Tuesday, June 16, 2026

Succotash

  •  2 tablespoons olive oil
  • ½ white onion, minced
  • 4 cups corn (fresh or frozen)
  • 2 cups lima beans (fresh or frozen)
  • 1 red bell pepper, finely diced
  • 1 pint cherry tomatoes, halved
  • 1 teaspoon garlic powder
  • ½ teaspoon smoked paprika
  • ½ teaspoon ground sage
  • 1 ¼ teaspoon kosher salt, plus more to taste
  • Fresh ground black pepper
  • 1 tablespoon salted butter (or olive oil)
  • 2 tablespoons minced fresh parsley (optional)

  1. Heat olive oil in a large skillet over medium-high heat. 
  2. Add the onion and cook for 2 minutes until translucent.
  3. Add corn, lima beans, red pepper, tomatoes, garlic powder, smoked paprika, sage, salt, and black pepper.
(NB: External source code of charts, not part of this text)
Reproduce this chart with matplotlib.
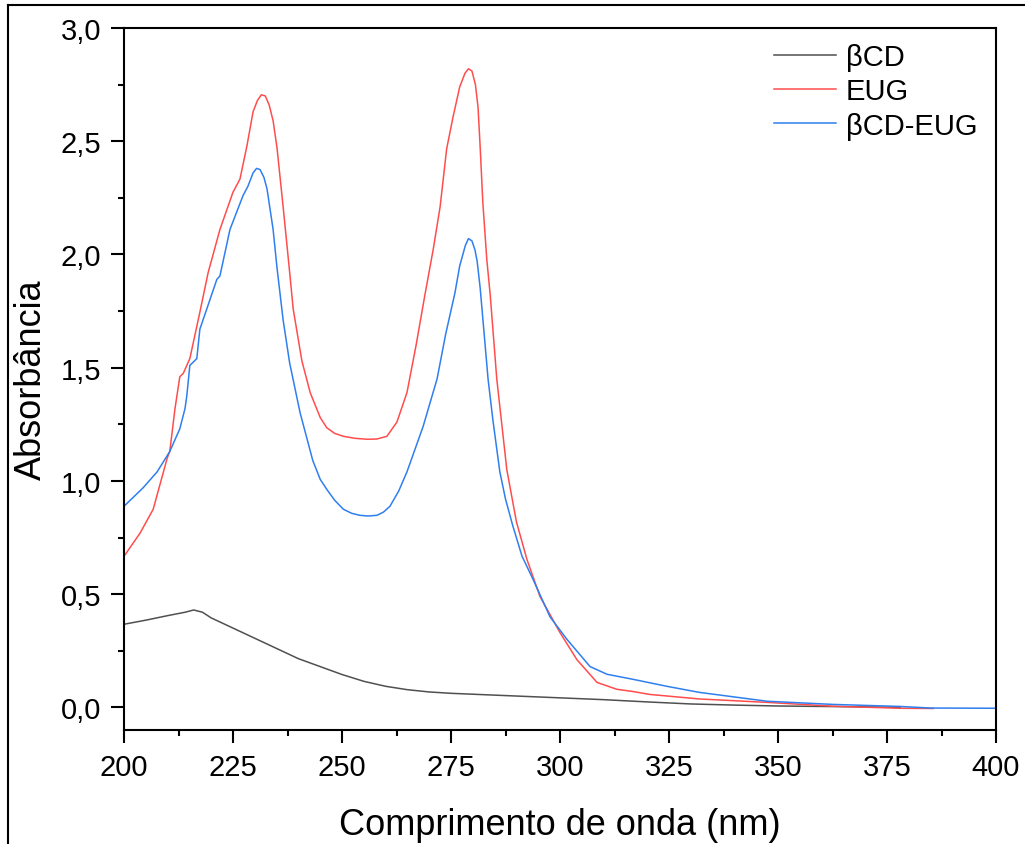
import matplotlib
matplotlib.use('Agg')
import matplotlib.pyplot as plt
from matplotlib.lines import Line2D
from matplotlib.ticker import MultipleLocator, FuncFormatter

plt.rcParams['font.family'] = ['Liberation Sans', 'DejaVu Sans']

# wavelength (nm) / absorbance
bcd_x = [200, 205, 210, 214, 216, 218, 220, 225, 230, 235, 240, 245, 250, 255, 260,
         265, 270, 275, 280, 290, 300, 310, 320, 330, 340, 350, 360, 370, 378]
bcd_y = [0.367, 0.385, 0.405, 0.42, 0.43, 0.42, 0.395, 0.35, 0.305, 0.26, 0.215, 0.18,
         0.145, 0.115, 0.093, 0.078, 0.068, 0.062, 0.058, 0.05, 0.042, 0.034, 0.024,
         0.015, 0.01, 0.006, 0.004, 0.002, 0.0]

eug_x = [200, 203.7, 206.7, 209.9, 210.5, 211.7, 212.8, 213.6, 215.1, 217.4, 219.3,
         222, 225, 226.6, 228.2, 229.6, 230.6, 231.5, 232.4, 233.3, 234.2, 235.1, 236.5,
         238, 238.8, 240.8, 242.7, 245, 246.5, 248.3, 250.3, 253, 255.7, 258, 260.3,
         262.6, 264.9, 267, 269, 270.9, 272.5, 274, 275.5, 277, 278.2, 279.0, 279.8,
         280.6, 281.2, 281.7, 282.3, 283.2, 284, 285.5, 287.8, 290, 292.4, 295.4, 300,
         303.9, 308.5, 313, 316.7, 320.6, 332, 347.5, 362.6, 378, 385.6]
eug_y = [0.667, 0.77, 0.875, 1.10, 1.13, 1.32, 1.46, 1.475, 1.54, 1.745, 1.92,
         2.11, 2.275, 2.333, 2.48, 2.63, 2.68, 2.705, 2.70, 2.66, 2.59, 2.47, 2.21,
         1.92, 1.76, 1.53, 1.39, 1.28, 1.235, 1.21, 1.197, 1.188, 1.184, 1.185, 1.197,
         1.26, 1.39, 1.6, 1.82, 2.02, 2.21, 2.466, 2.61, 2.74, 2.80, 2.82, 2.81,
         2.75, 2.65, 2.47, 2.23, 1.98, 1.82, 1.45, 1.05, 0.82, 0.654, 0.49, 0.33,
         0.21, 0.11, 0.08, 0.07, 0.057, 0.037, 0.022, 0.005, -0.004, -0.005]

mix_x = [200, 204.4, 207.6, 210.5, 212.8, 214, 214.4, 215.1, 216.7, 217.4, 219, 221.3,
         222, 224.3, 227.3, 228.4, 229.6, 230.4, 231.2, 232.1, 232.8, 234.2, 235.1,
         236.5, 238, 240.4, 243.3, 245, 246.5, 248.3, 250.3, 252.2, 254.1, 256, 258,
         259.5, 261, 263, 264.9, 268.6, 271.8, 273.8, 275.9, 277, 278.3, 279.0, 279.8,
         280.5, 281, 281.7, 283.5, 284.6, 286.2, 287.5, 289.2, 291.3, 293.8, 297.7,
         301.6, 306.9, 310.8, 316.7, 324.5, 332, 347.5, 362.6, 378, 385, 400]
mix_y = [0.888, 0.97, 1.04, 1.13, 1.23, 1.32, 1.375, 1.51, 1.54, 1.67, 1.76, 1.89,
         1.905, 2.11, 2.26, 2.30, 2.36, 2.38, 2.375, 2.34, 2.29, 2.11, 1.94,
         1.71, 1.52, 1.30, 1.09, 1.007, 0.963, 0.915, 0.875, 0.857, 0.848, 0.845, 0.848,
         0.862, 0.888, 0.955, 1.04, 1.24, 1.45, 1.65, 1.83, 1.95, 2.04, 2.07, 2.06,
         2.02, 1.97, 1.85, 1.45, 1.27, 1.04, 0.92, 0.80, 0.667, 0.566, 0.40,
         0.30, 0.18, 0.146, 0.124, 0.093, 0.066, 0.027, 0.013, 0.004, -0.003, -0.004]

fig = plt.figure(figsize=(10.25, 8.45), dpi=100)
ax = fig.add_axes([124 / 1025, 1 - 731 / 845, 872 / 1025, 702 / 845])

ax.plot(bcd_x, bcd_y, color='#505050', lw=1.1, label='βCD')
ax.plot(eug_x, eug_y, color='#ff4d4d', lw=1.1, label='EUG')
ax.plot(mix_x, mix_y, color='#2f7fef', lw=1.1, label='βCD-EUG')

ax.set_xlim(200, 400)
ax.set_ylim(-0.1, 3.0)
ax.xaxis.set_major_locator(MultipleLocator(25))
ax.xaxis.set_minor_locator(MultipleLocator(12.5))
ax.yaxis.set_major_locator(MultipleLocator(0.5))
ax.yaxis.set_minor_locator(MultipleLocator(0.25))
ax.yaxis.set_major_formatter(FuncFormatter(lambda v, p: f'{v:.1f}'.replace('.', ',')))

ax.tick_params(which='major', direction='out', length=9.5, width=1.5, labelsize=21, pad=7)
ax.tick_params(which='minor', direction='out', length=4.5, width=1.5)
ax.tick_params(top=False, right=False, which='both')
for s in ax.spines.values():
    s.set_linewidth(1.5)

ax.set_xlabel('Comprimento de onda (nm)', fontsize=26, labelpad=19)
ax.set_ylabel('Absorbância', fontsize=26, labelpad=8)

ax.legend(loc='upper right', frameon=False, fontsize=21, handlelength=2.1,
          handletextpad=0.35, labelspacing=0.22, borderaxespad=0.3,
          bbox_to_anchor=(1.002, 1.008))

# outer frame of the image
fig.add_artist(Line2D([8 / 1025, 8 / 1025], [0, 1 - 6 / 845], transform=fig.transFigure,
                      color='black', lw=1.5))
fig.add_artist(Line2D([8 / 1025, 1], [1 - 6 / 845, 1 - 6 / 845], transform=fig.transFigure,
                      color='black', lw=1.5))

fig.savefig('out.png', dpi=100)
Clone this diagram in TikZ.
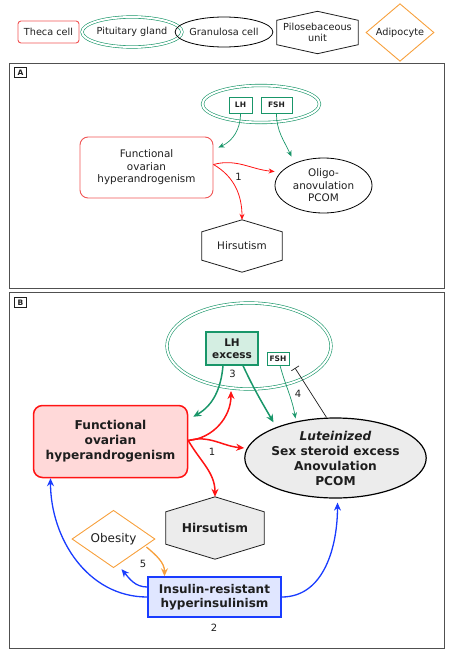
\documentclass[tikz,border=0pt]{standalone}
\usepackage{fontspec}
\setmainfont{DejaVu Sans}
\usetikzlibrary{shapes.geometric,arrows.meta,backgrounds}
\definecolor{gr}{RGB}{25,150,105}
\definecolor{grfill}{RGB}{212,238,226}
\definecolor{lred}{RGB}{240,85,85}
\definecolor{rd}{RGB}{255,20,20}
\definecolor{rdfill}{RGB}{255,217,217}
\definecolor{org}{RGB}{247,160,60}
\definecolor{bl}{RGB}{25,60,255}
\definecolor{blfill}{RGB}{224,230,255}
\definecolor{gy}{RGB}{236,236,236}
\definecolor{frm}{RGB}{80,80,80}
\definecolor{txt}{RGB}{30,30,30}
\begin{document}
\begin{tikzpicture}[x=1pt,y=-1pt,
  every node/.style={text=txt, align=center, inner sep=0pt},
  legfont/.style={font=\fontsize{9.7}{11.5}\selectfont},
  thecabox/.style={draw=lred, line width=0.9pt, rounded corners=3pt},
  pitell/.style={ellipse, draw=gr, double=white, double distance=2pt, line width=0.6pt},
  granell/.style={ellipse, draw=black, line width=0.8pt},
  hexline/.style={draw=txt, line width=0.8pt},
  adipo/.style={diamond, draw=org, line width=0.9pt},
  smallhorm/.style={draw=gr, line width=0.8pt, font=\bfseries\fontsize{7.5}{9}\selectfont},
  frame/.style={draw=frm, line width=1pt},
  panlab/.style={draw=txt, line width=0.7pt, minimum width=12, minimum height=10, font=\bfseries\fontsize{7.5}{9}\selectfont},
  garr/.style={draw=gr, line width=0.7pt, -{Stealth[length=6pt,width=5pt]}},
  garrB/.style={draw=gr, line width=1.5pt, -{Stealth[length=8pt,width=7pt]}},
  rarr/.style={draw=rd, line width=0.8pt, -{Stealth[length=6pt,width=5pt]}},
  rarrB/.style={draw=rd, line width=1.5pt, -{Stealth[length=8pt,width=7pt]}},
  barr/.style={draw=bl, line width=1.3pt, -{Stealth[length=8pt,width=7pt]}},
  oarr/.style={draw=org, line width=1.3pt, -{Stealth[length=8pt,width=7pt]}},
  numlab/.style={font=\fontsize{10}{12}\selectfont}
]
\useasboundingbox (0,0) rectangle (448,653);

% ---------------- Legend ----------------
\node[thecabox, legfont, minimum width=61, minimum height=22] (lt) at (48.5,32) {Theca cell};
\node[pitell, legfont, minimum width=86, minimum height=30] (lp) at (132,32) {Pituitary gland};
\node[granell, legfont, minimum width=78, minimum height=30] (lg) at (224,32) {Granulosa cell};
\node[legfont, minimum width=81, minimum height=24] (lh) at (317.5,32.5) {Pilosebaceous\\unit};
\draw[hexline] (lh.north west) -- ([yshift=9pt]lh.north) -- (lh.north east) -- (lh.south east) -- ([yshift=-9pt]lh.south) -- (lh.south west) -- cycle;
\node[adipo, legfont, minimum width=68, minimum height=45] (la) at (400,32.5) {Adipocyte};

% ---------------- Panel A ----------------
\draw[frame] (9,63) rectangle (444,288);
\node[panlab] (labA) at (20.5,72.5) {A};

\node[pitell, minimum width=117, minimum height=37] (pitA) at (261,104) {};
\node[smallhorm, minimum width=23, minimum height=16] (lhA) at (240.5,105) {LH};
\node[smallhorm, minimum width=31, minimum height=16] (fshA) at (276.5,105) {FSH};

\node[draw=lred, line width=0.9pt, rounded corners=8pt, minimum width=133, minimum height=61,
      font=\fontsize{10.4}{12.6}\selectfont] (fohA) at (146.5,167.5) {Functional\\ovarian\\hyperandrogenism};
\node[granell, minimum width=97, minimum height=55, font=\fontsize{10.4}{12.6}\selectfont] (oliA) at (323.5,185.5) {Oligo-\\anovulation\\PCOM};
\node[minimum width=80, minimum height=28, font=\fontsize{10.4}{12.6}\selectfont] (hirA) at (242,246) {Hirsutism};
\draw[hexline] (hirA.north west) -- ([yshift=12pt]hirA.north) coordinate (hirAtop) -- (hirA.north east) -- (hirA.south east) -- ([yshift=-12pt]hirA.south) -- (hirA.south west) -- cycle;

\draw[garr] (lhA.south) to[out=-90, in=25] ([xshift=5pt,yshift=-11pt]fohA.north east);
\draw[garr] (fshA.south) to[out=-90, in=115] ([xshift=-32pt,yshift=1pt]oliA.north);
\draw[rarr] ([yshift=3pt]fohA.east) to[out=15, in=175] ([yshift=14pt]oliA.west);
\draw[rarr] ([yshift=3pt]fohA.east) to[out=-30, in=90] (hirAtop);
\node[numlab] (n1A) at (238.5,177) {1};

% ---------------- Panel B ----------------
\draw[frame] (9,292) rectangle (444,648);
\node[panlab] (labB) at (20.5,302.5) {B};

\node[pitell, minimum width=164, minimum height=86] (pitB) at (249,346) {};
\node[draw=gr, fill=grfill, line width=1.3pt, minimum width=52, minimum height=33,
      font=\bfseries\fontsize{10.5}{12}\selectfont] (lhB) at (232,348.5) {LH\\excess};
\node[smallhorm, minimum width=22, minimum height=13] (fshB) at (278,358.5) {FSH};

\node[draw=rd, fill=rdfill, line width=1.5pt, rounded corners=9pt, minimum width=154, minimum height=72,
      font=\bfseries\fontsize{12.2}{15}\selectfont] (fohB) at (110.5,441.5) {Functional\\ovarian\\hyperandrogenism};
\node[ellipse, draw=black, fill=gy, line width=1.2pt, minimum width=166, minimum height=80,
      font=\bfseries\fontsize{12.2}{15}\selectfont] (ellB) at (335.5,458) {\textit{Luteinized}\\Sex steroid excess\\Anovulation\\PCOM};
\node[minimum width=98, minimum height=32, font=\bfseries\fontsize{12.2}{15}\selectfont] (hirB) at (215,528) {Hirsutism};
\begin{scope}[on background layer]
\draw[hexline, fill=gy] (hirB.north west) -- ([yshift=15pt]hirB.north) coordinate (hirBtop) -- (hirB.north east) -- (hirB.south east) -- ([yshift=-15pt]hirB.south) -- (hirB.south west) -- cycle;
\end{scope}
\node[adipo, minimum width=83, minimum height=56, font=\fontsize{12}{14}\selectfont] (obe) at (113.5,539) {Obesity};
\node[draw=bl, fill=blfill, line width=1.5pt, minimum width=133, minimum height=40,
      font=\bfseries\fontsize{12}{14.5}\selectfont] (ins) at (214.5,597) {Insulin-resistant\\hyperinsulinism};

% green arrows
\draw[garrB] ([xshift=-9pt]lhB.south) to[out=-95, in=30] ([xshift=5pt,yshift=-12pt]fohB.north east);
\draw[garrB] ([xshift=11pt]lhB.south) to[out=-65, in=120] ([xshift=-62pt,yshift=-5pt]ellB.north);
\draw[garr] ([xshift=2pt]fshB.south) to[out=-75, in=100] ([xshift=-40pt,yshift=-1pt]ellB.north);
\draw[draw=txt, line width=0.7pt, -{Bar[width=9pt]}] ([xshift=-9pt]ellB.north) -- (295,368) coordinate (inhEnd);
\node[numlab] (n3) at (232.5,373.5) {3};
\node[numlab] (n4) at (298,394) {4};

% red arrows
\draw[rarrB] ([yshift=1pt]fohB.east) to[out=5, in=-90] (231,391) coordinate (redTip);
\draw[rarrB] ([yshift=1pt]fohB.east) to[out=15, in=175] ([yshift=10pt]ellB.west);
\draw[rarrB] ([yshift=1pt]fohB.east) to[out=-60, in=90] (hirBtop);
\node[numlab] (n1B) at (212,452) {1};

% blue and orange arrows
\draw[barr] (ins.west) to[out=180, in=-90] ([xshift=-60pt]fohB.south);
\draw[barr] ([yshift=10pt]ins.west) to[out=180, in=-50] ([xshift=8pt,yshift=-1pt]obe.south);
\draw[oarr] ([xshift=-9pt,yshift=-8pt]obe.east) to[out=-40, in=90] ([xshift=-50pt]ins.north);
\draw[barr] (ins.east) to[out=0, in=-90] ([xshift=2pt,yshift=-4pt]ellB.south);
\node[numlab] (n5) at (143,564) {5};
\node[numlab] (n2) at (214,628) {2};
\end{tikzpicture}
\end{document}
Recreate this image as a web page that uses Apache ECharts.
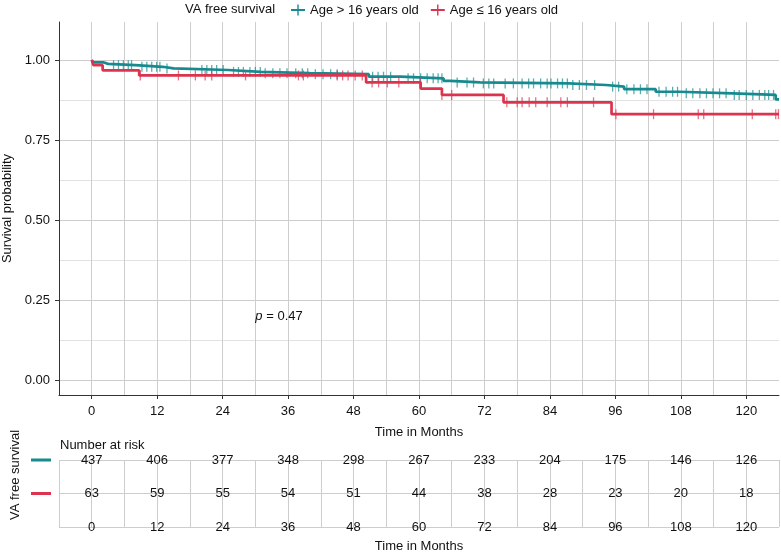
<!DOCTYPE html>
<html>
<head>
<meta charset="utf-8">
<style>html,body{margin:0;padding:0;background:#fff}#c{width:781px;height:556px}</style>
<script src="https://cdn.jsdelivr.net/npm/echarts@6/dist/echarts.min.js"></script>
</head>
<body>
<div id="c"></div>
<script>
// ---------- data ----------
const xTicks = [0, 12, 24, 36, 48, 60, 72, 84, 96, 108, 120];
const xMinorTicks = [6, 18, 30, 42, 54, 66, 78, 90, 102, 114];
const yTicks = [0, 0.25, 0.5, 0.75, 1];
const yMinorTicks = [0.125, 0.375, 0.625, 0.875];

const groupNames = ['Age > 16 years old', 'Age \u2264 16 years old'];

const tealTimes = [0, 0.3, 2.1, 3, 8, 13, 15, 25, 31, 40, 50.8, 56.6, 64.5, 65.7, 71.2, 87.4, 94.3, 97.6, 103.4, 107.6, 117.5, 125.4, 126];
const tealSurv  = [1, 0.993, 0.988, 0.984, 0.979, 0.974, 0.969, 0.963, 0.959, 0.956, 0.948, 0.943, 0.935, 0.930, 0.927, 0.922, 0.917, 0.909, 0.901, 0.896, 0.891, 0.877, 0.877];
const tealCensor = [4, 4.9, 5.8, 6.7, 7.3, 9.2, 10.1, 11, 11.9, 12.5, 13.8, 20.2, 21.1, 22, 22.9, 24.1, 26, 26.9, 27.8, 29, 30, 30.9, 31.8, 33.2, 34.5, 35.8, 37.4, 38.6, 39.6, 41, 42.4, 43.8, 45, 51.5, 52.5, 53.5, 54.8, 58, 59, 60.3, 61.5, 62.6, 63.5, 64.2, 67, 68.8, 70, 71.8, 72.8, 73.7, 75.8, 77.3, 78.9, 80.1, 81, 82.3, 83.5, 84.2, 85.4, 86.3, 87.2, 88.2, 89.4, 90.7, 92.2, 95.5, 96.6, 98.1, 99.4, 100.6, 101.8, 104, 105.3, 106.5, 107.4, 109, 110.2, 111.5, 112.7, 113.9, 115.1, 116.3, 117.8, 118.7, 120, 121.2, 122.4, 123.4, 124.1, 125];

const redTimes = [0, 0.3, 2, 8.7, 50.3, 60.3, 64.2, 75.5, 95.3, 126];
const redSurv  = [1, 0.984, 0.968, 0.952, 0.930, 0.911, 0.891, 0.868, 0.831, 0.831];
const redCensor = [8.9, 15.9, 19, 20.8, 22, 28.2, 37.9, 38.8, 45, 46, 47, 48.3, 49.6, 51.4, 52.6, 54.2, 56.3, 60.2, 64.2, 66, 76.1, 78, 78.9, 80.2, 81.4, 83.5, 86, 87.2, 92, 96.1, 103, 111.2, 112.2, 121.1, 125.4, 125.9];

const riskTimes = [0, 12, 24, 36, 48, 60, 72, 84, 96, 108, 120];
const riskTeal = [437, 406, 377, 348, 298, 267, 233, 204, 175, 146, 126];
const riskRed  = [63, 59, 55, 54, 51, 44, 38, 28, 23, 20, 18];

const pValue = 0.47;
const pCoord = [30, 0.2];

// ---------- styles ----------
const TEAL = '#178a8f';
const RED = '#dc344f';
const FONT = 'Liberation Sans, Arial, Helvetica, sans-serif';
const TXT = '#111111';
const GRID_MAJ = '#cdcdcd';
const GRID_MIN = '#e2e2e2';

function stepAt(times, surv, t) {
  let v = surv[0];
  for (let i = 0; i < times.length; i++) { if (times[i] <= t) v = surv[i]; }
  return v;
}
const zip = (a, b) => a.map((v, i) => [v, b[i]]);
const plusIcon = 'path://M0,4.6H14V6.4H0Z M6.3,0H7.7V11H6.3Z';
const textLabel = {show: true, position: 'inside', color: TXT, opacity: 1, fontSize: 13, fontFamily: FONT, formatter: p => String(p.value[2])};

const chart = echarts.init(document.getElementById('c'), null, {renderer: 'canvas'});
chart.setOption({
  animation: false,
  backgroundColor: '#fff',
  textStyle: {fontFamily: FONT},
  grid: [
    {left: 59, top: 22, width: 720, height: 373, containLabel: false, outerBoundsMode: 'none'},
    {left: 59, top: 460, width: 720, height: 67, containLabel: false, outerBoundsMode: 'none'}
  ],
  legend: {
    left: 291, top: 3.5, padding: 0, itemWidth: 14, itemHeight: 11, itemGap: 12,
    textStyle: {fontSize: 13, color: TXT, fontFamily: FONT},
    data: [{name: groupNames[0], icon: plusIcon}, {name: groupNames[1], icon: plusIcon}]
  },
  xAxis: [
    {
      gridIndex: 0, type: 'value', min: -6, max: 126,
      name: 'Time in Months', nameLocation: 'middle', nameGap: 31,
      nameTextStyle: {fontSize: 13, color: TXT, fontFamily: FONT},
      axisLine: {show: true, onZero: false, lineStyle: {color: '#333', width: 1}},
      axisTick: {show: true, length: 4, customValues: xTicks, lineStyle: {color: '#333'}},
      axisLabel: {customValues: xTicks, fontSize: 13, color: TXT, margin: 10, fontFamily: FONT},
      splitLine: {show: true, lineStyle: {color: GRID_MAJ, width: 1}}
    },
    {
      gridIndex: 1, type: 'value', min: -6, max: 126, interval: 6,
      name: 'Time in Months', nameLocation: 'middle', nameGap: 13,
      nameTextStyle: {fontSize: 13, color: TXT, fontFamily: FONT},
      axisLine: {show: false, onZero: false}, axisTick: {show: false},
      axisLabel: {
        fontSize: 13, color: TXT, margin: 0, verticalAlign: 'middle', fontFamily: FONT,
        showMinLabel: true, showMaxLabel: true,
        formatter: v => (xTicks.indexOf(v) >= 0 ? String(v) : '')
      },
      splitLine: {show: true, lineStyle: {color: GRID_MAJ, width: 1}}
    },
    {
      gridIndex: 0, type: 'value', min: -6, max: 126, position: 'top',
      axisLine: {show: false, onZero: false}, axisLabel: {show: false},
      axisTick: {show: false, customValues: xMinorTicks},
      splitLine: {show: true, lineStyle: {color: GRID_MAJ, width: 1}}
    }
  ],
  yAxis: [
    {
      gridIndex: 0, type: 'value', min: -0.047, max: 1.119,
      name: 'Survival probability', nameLocation: 'middle', nameGap: 44,
      nameTextStyle: {fontSize: 13, color: TXT, fontFamily: FONT},
      axisLine: {show: true, onZero: false, lineStyle: {color: '#333', width: 1}},
      axisTick: {show: true, length: 4, customValues: yTicks, lineStyle: {color: '#333'}},
      axisLabel: {customValues: yTicks, fontSize: 13, color: TXT, margin: 9, fontFamily: FONT,
        formatter: v => v.toFixed(2)},
      splitLine: {show: true, lineStyle: {color: GRID_MAJ, width: 1}}
    },
    {
      gridIndex: 1, type: 'value', min: 0, max: 2, interval: 1,
      axisLine: {show: false, onZero: false}, axisTick: {show: false},
      axisLabel: {
        margin: 8,
        formatter: v => (v === 2 ? '{t| }' : (v === 1 ? '{r| }' : '')),
        rich: {
          t: {backgroundColor: TEAL, width: 20, height: 3, fontSize: 1, lineHeight: 3},
          r: {backgroundColor: RED, width: 20, height: 3, fontSize: 1, lineHeight: 3}
        }
      },
      splitLine: {show: true, lineStyle: {color: GRID_MAJ, width: 1}}
    },
    {
      gridIndex: 0, type: 'value', min: -0.047, max: 1.119, position: 'right',
      axisLine: {show: false, onZero: false}, axisLabel: {show: false},
      axisTick: {show: false, customValues: yMinorTicks},
      splitLine: {show: true, lineStyle: {color: GRID_MIN, width: 1}}
    }
  ],
  graphic: [
    {type: 'text', left: 185, top: 2.5, style: {text: 'VA free survival', fill: TXT, font: '13px ' + FONT}},
    {type: 'text', left: 60, top: 439, style: {text: 'Number at risk', fill: TXT, font: '13px ' + FONT}},
    {type: 'text', x: 15, y: 475, rotation: Math.PI / 2,
      style: {text: 'VA free survival', fill: TXT, font: '13px ' + FONT, align: 'center', verticalAlign: 'middle'}}
  ],
  series: [
    {
      name: groupNames[0], type: 'line', xAxisIndex: 0, yAxisIndex: 0, step: 'end',
      symbol: 'none', color: TEAL, lineStyle: {width: 2.7, color: TEAL}, z: 3,
      data: zip(tealTimes, tealSurv), clip: true
    },
    {
      name: groupNames[1], type: 'line', xAxisIndex: 0, yAxisIndex: 0, step: 'end',
      symbol: 'none', color: RED, lineStyle: {width: 2.7, color: RED}, z: 4,
      data: zip(redTimes, redSurv), clip: true
    },
    {
      name: groupNames[0], type: 'scatter', xAxisIndex: 0, yAxisIndex: 0,
      symbol: 'rect', symbolSize: [1.3, 10], itemStyle: {color: TEAL, opacity: 0.7}, z: 3,
      data: tealCensor.map(t => [t, stepAt(tealTimes, tealSurv, t)])
    },
    {
      name: groupNames[1], type: 'scatter', xAxisIndex: 0, yAxisIndex: 0,
      symbol: 'rect', symbolSize: [1.3, 10], itemStyle: {color: RED, opacity: 0.7}, z: 4,
      data: redCensor.map(t => [t, stepAt(redTimes, redSurv, t)])
    },
    {
      type: 'scatter', xAxisIndex: 0, yAxisIndex: 0, symbolSize: 0, silent: true,
      itemStyle: {opacity: 1},
      data: [pCoord],
      label: {show: true, position: 'right', distance: 0, color: TXT, opacity: 1, fontSize: 13, fontFamily: FONT,
        formatter: '{i|p} = ' + pValue.toFixed(2),
        rich: {i: {fontStyle: 'italic', fontSize: 13, color: TXT, fontFamily: FONT}}}
    },
    {
      type: 'scatter', xAxisIndex: 1, yAxisIndex: 1, symbolSize: 0, silent: true,
      itemStyle: {opacity: 1},
      data: riskTimes.map((t, i) => [t, 2, riskTeal[i]]),
      label: textLabel
    },
    {
      type: 'scatter', xAxisIndex: 1, yAxisIndex: 1, symbolSize: 0, silent: true,
      itemStyle: {opacity: 1},
      data: riskTimes.map((t, i) => [t, 1, riskRed[i]]),
      label: textLabel
    }
  ]
});
</script>
</body>
</html>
Cook, stirring occasionally, until vegetables are tender, about 5–6 minutes.
  4. Stir in butter and parsley (if using) and cook 1 more minute until melted. 
  5. Taste and adjust seasoning. Serve warm.
  6. Southern-Style Variation
  7. Add 6 slices of cooked, crumbled bacon and sauté vegetables in the bacon drippings for a smoky flavor.
  8. Include 1–2 tablespoons apple cider vinegar for tanginess.
  9. Optional: add okra, zucchini, or green beans for extra texture and color.


Can be served warm or at room temperature.